If your returns have not yet been completed, please call right away so that we can schedule an appointment and/or file an extension if necessary.

Will the Interest on Your Vehicle Loan be Deductible?

Whether or not the interest you pay on a loan to acquire a vehicle is deductible for tax purposes depends how the vehicle is being used (for business or personal purposes), the tax form on which the expenses are being deducted, and the type of loan.

If the loan were a consumer loan secured by the vehicle, then the following rules would apply:

  • If the vehicle is being used partially for business and the expenses are being deducted on your self-employed business schedule, then the business portion of the interest will be deductible as business interest, but the personal portion will not.
  • If the vehicle is being used partially for business as an employee and the expenses are being deducted as an itemized deduction, then neither the business portion nor the personal portion of the interest will be deductible.
  • If the vehicle is entirely for personal use, then none of the interest will be deductible, because the only interest that is still deductible as an itemized deduction is home mortgage interest and investment interest.

 

As an alternative to a nondeductible consumer loan, you might consider acquiring that vehicle with a home equity line of credit. Generally, current law allows individual taxpayers to borrow up to $100,000 of home equity and deduct the interest on that loan as home mortgage interest. This would also apply to the purchase of a vehicle or motor home. Using a home equity line will generally make the interest deductible.
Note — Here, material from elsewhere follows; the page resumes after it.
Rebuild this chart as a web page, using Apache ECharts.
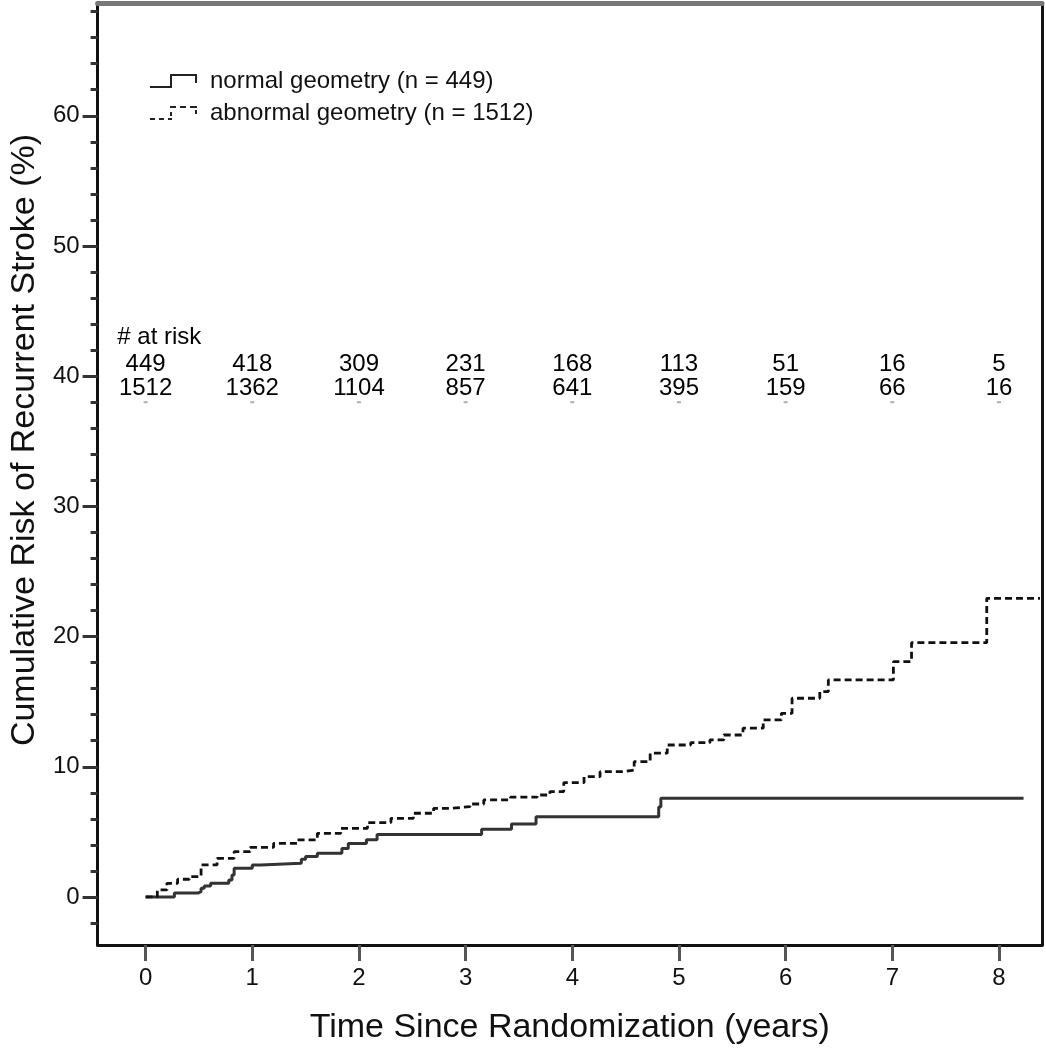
<!DOCTYPE html>
<html>
<head>
<meta charset="utf-8">
<script src="https://cdn.jsdelivr.net/npm/echarts@6/dist/echarts.min.js"></script>
<style>
  html, body { margin: 0; padding: 0; background: #ffffff; }
  #chart { width: 1046px; height: 1050px; }
</style>
</head>
<body>
<div id="chart"></div>
<script>
// ---- data ----
const normalTimes  = [0, 0.27, 0.49, 0.52, 0.55, 0.61, 0.78, 0.81, 0.83, 1.0, 1.08, 1.46, 1.5, 1.61, 1.84, 1.9, 2.07, 2.17, 3.15, 3.43, 3.66, 4.81, 4.83, 8.23];
const normalRisk   = [0, 0.3, 0.41, 0.67, 0.85, 1.05, 1.31, 1.69, 2.2, 2.46, 2.58, 2.9, 3.1, 3.35, 3.73, 4.1, 4.4, 4.8, 5.2, 5.6, 6.16, 6.9, 7.58, 7.58];

const abnormalTimes = [0, 0.11, 0.20, 0.30, 0.41, 0.52, 0.67, 0.83, 0.98, 1.20, 1.42, 1.61, 1.83, 2.08, 2.30, 2.51, 2.70, 2.86, 3.04, 3.17, 3.42, 3.67, 3.79, 3.92, 4.11, 4.26, 4.48, 4.58, 4.73, 4.89, 5.11, 5.29, 5.42, 5.60, 5.79, 5.96, 6.06, 6.32, 6.40, 7.01, 7.18, 7.885, 8.384];
const abnormalRisk  = [0, 0.54, 1.05, 1.36, 1.56, 2.46, 2.97, 3.48, 3.81, 4.12, 4.38, 4.89, 5.27, 5.71, 6.04, 6.43, 6.81, 6.93, 7.14, 7.45, 7.66, 7.83, 8.09, 8.78, 9.24, 9.62, 9.75, 10.39, 11.04, 11.67, 11.85, 12.06, 12.44, 12.96, 13.6, 14.1, 15.26, 15.77, 16.67, 18.07, 19.53, 22.94, 22.94];

const atRiskYears    = [0, 1, 2, 3, 4, 5, 6, 7, 8];
const atRiskNormal   = [449, 418, 309, 231, 168, 113, 51, 16, 5];
const atRiskAbnormal = [1512, 1362, 1104, 857, 641, 395, 159, 66, 16];

const xTickValues      = [0, 1, 2, 3, 4, 5, 6, 7, 8];
const yMajorTickValues = [0, 10, 20, 30, 40, 50, 60];
const yMinorTickValues = [-2, 0, 2, 4, 6, 8, 10, 12, 14, 16, 18, 20, 22, 24, 26, 28, 30, 32, 34, 36, 38, 40, 42, 44, 46, 48, 50, 52, 54, 56, 58, 60, 62, 64, 66, 68];

const seriesNames = ['normal geometry (n = 449)', 'abnormal geometry (n = 1512)'];
const atRiskHeader = '# at risk';

// ---- chart ----
const FONT = "'Liberation Sans', Arial, sans-serif";
const X_MIN = -0.45, X_MAX = 8.403;
const Y_MIN = -3.69, Y_MAX = 68.66;
const ROW_HEADER = 43.0, ROW_1 = 40.9, ROW_2 = 39.07, ROW_MARK = 38.0;

const zip = (a, b) => a.map((v, i) => [v, b[i]]);

const chart = echarts.init(document.getElementById('chart'), null, { renderer: 'canvas' });

const iconNormal = 'path://M0,12H22V14H0Z M20,0H22V14H20Z M20,0H47V2H20Z M45,0H47V9H45Z';
const iconAbnormal = 'path://M0,12H5V14H0Z M9,12H14V14H9Z M18,12H22V14H18Z M20,6H22V10H20Z M20,0H26V2H20Z M30,0H36V2H30Z M40,0H47V2H40Z M45,4H47V8H45Z';

const labelBase = { fontFamily: FONT, fontSize: 24, color: '#000', opacity: 1 };

const option = {
  animation: false,
  backgroundColor: '#ffffff',
  grid: { left: 97, right: 4, top: 3, bottom: 105, containLabel: false },
  legend: {
    orient: 'vertical',
    left: 145,
    top: 64,
    itemWidth: 47,
    itemHeight: 14,
    itemGap: 8,
    textStyle: { fontFamily: FONT, fontSize: 24, color: '#111', padding: [0, 0, 0, 8] },
    data: [
      { name: seriesNames[0], icon: iconNormal, itemStyle: { color: '#222' } },
      { name: seriesNames[1], icon: iconAbnormal, itemStyle: { color: '#222' } }
    ]
  },
  xAxis: [
    {
      type: 'value', position: 'bottom', min: X_MIN, max: X_MAX,
      name: 'Time Since Randomization (years)',
      nameLocation: 'middle', nameGap: 66,
      nameTextStyle: { fontFamily: FONT, fontSize: 34, color: '#111' },
      axisLine: { show: true, onZero: false, lineStyle: { color: '#111', width: 3 } },
      axisTick: { show: true, customValues: xTickValues, length: 16, lineStyle: { color: '#555', width: 3 } },
      axisLabel: { show: true, customValues: xTickValues, margin: 21, fontFamily: FONT, fontSize: 24, color: '#111' },
      splitLine: { show: false }
    },
    {
      type: 'value', position: 'top', min: X_MIN, max: X_MAX,
      axisLine: { show: true, onZero: false, lineStyle: { color: '#777', width: 5 } },
      axisTick: { show: false }, axisLabel: { show: false }, splitLine: { show: false }
    }
  ],
  yAxis: [
    {
      type: 'value', position: 'left', min: Y_MIN, max: Y_MAX,
      axisLine: { show: true, onZero: false, lineStyle: { color: '#111', width: 3 } },
      axisTick: { show: true, customValues: yMinorTickValues, length: 7, lineStyle: { color: '#333', width: 3 } },
      axisLabel: { show: false },
      splitLine: { show: false }
    },
    {
      type: 'value', position: 'left', min: Y_MIN, max: Y_MAX,
      name: 'Cumulative Risk of Recurrent Stroke (%)',
      nameLocation: 'middle', nameGap: 53,
      nameTextStyle: { fontFamily: FONT, fontSize: 34, color: '#111', padding: [0, 0, 0, 68] },
      axisLine: { show: false, onZero: false },
      axisTick: { show: true, customValues: yMajorTickValues, length: 15, lineStyle: { color: '#333', width: 3 } },
      axisLabel: { show: true, customValues: yMajorTickValues, margin: 18, fontFamily: FONT, fontSize: 24, color: '#111' },
      splitLine: { show: false }
    },
    {
      type: 'value', position: 'right', min: Y_MIN, max: Y_MAX,
      axisLine: { show: true, onZero: false, lineStyle: { color: '#111', width: 3 } },
      axisTick: { show: false }, axisLabel: { show: false }, splitLine: { show: false }
    }
  ],
  series: [
    {
      name: seriesNames[0], type: 'line', step: 'end', xAxisIndex: 0, yAxisIndex: 0,
      symbol: 'none', data: zip(normalTimes, normalRisk),
      lineStyle: { color: '#333', width: 3 },
      itemStyle: { color: '#222' }, z: 5
    },
    {
      name: seriesNames[1], type: 'line', step: 'end', xAxisIndex: 0, yAxisIndex: 0,
      symbol: 'none', data: zip(abnormalTimes, abnormalRisk),
      lineStyle: { color: '#111', width: 2.8, type: [7, 4] },
      itemStyle: { color: '#222' }, z: 5
    },
    {
      name: 'atRiskHeader', type: 'scatter', xAxisIndex: 0, yAxisIndex: 0,
      symbolSize: 1, itemStyle: { color: 'rgba(0,0,0,0)' }, silent: true,
      data: [[-0.265, ROW_HEADER, atRiskHeader]],
      label: Object.assign({ show: true, position: 'inside', align: 'left', verticalAlign: 'middle',
               formatter: p => p.value[2] }, labelBase)
    },
    {
      name: 'atRiskNormal', type: 'scatter', xAxisIndex: 0, yAxisIndex: 0,
      symbolSize: 1, itemStyle: { color: 'rgba(0,0,0,0)' }, silent: true,
      data: atRiskYears.map((t, i) => [t, ROW_1, atRiskNormal[i]]),
      label: Object.assign({ show: true, position: 'inside', align: 'center', verticalAlign: 'middle',
               formatter: p => String(p.value[2]) }, labelBase)
    },
    {
      name: 'atRiskAbnormal', type: 'scatter', xAxisIndex: 0, yAxisIndex: 0,
      symbolSize: 1, itemStyle: { color: 'rgba(0,0,0,0)' }, silent: true,
      data: atRiskYears.map((t, i) => [t, ROW_2, atRiskAbnormal[i]]),
      label: Object.assign({ show: true, position: 'inside', align: 'center', verticalAlign: 'middle',
               formatter: p => String(p.value[2]) }, labelBase)
    },
    {
      name: 'atRiskMarks', type: 'scatter', xAxisIndex: 0, yAxisIndex: 0,
      symbol: 'rect', symbolSize: [4, 2], itemStyle: { color: '#999' }, silent: true,
      data: atRiskYears.map(t => [t, ROW_MARK])
    }
  ]
};

chart.setOption(option);
</script>
</body>
</html>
Before borrowing against the home, you should consider the following:

  • Treat the home equity loan like a consumer loan and pay it off over the same period of time you would have had to pay the consumer loan. Otherwise, you may reach retirement age without having the home paid for.
  • When buying a car, you can sometimes get very favorable interest rates or a rebate.

 

To determine which is best, compare the difference in total loan payments over the life of the loans to the rebate amount.

  • It is also good practice to make sure the benefit of making the interest deductible is greater by using the home equity line of credit than the benefit of the low interest consumer loan or the rebate.
  • If there is any chance of defaulting on the loan, the repercussions from defaulting on a home loan are far more serious than on consumer debt.

 

If you need assistance in deciding on a course of action, please call our office.

Writing Off Your Start-Up Expenses

Business owners – especially those operating small businesses – may be helped by a tax law allowing them to deduct up to $5,000 of the start-up expenses in the first year of the business’s operation. This is in lieu of amortizing the expenses over 180 months (15 years).

Generally, start-up expenses include all expenses incurred to investigate the formation or acquisition of a business or to engage in a for-profit activity in anticipation of that activity becoming an active business. To be eligible for the election, an expense must also be one that would be deductible if it were incurred after the business actually began. An example of a start-up expense is the cost of analyzing the potential market for a new product.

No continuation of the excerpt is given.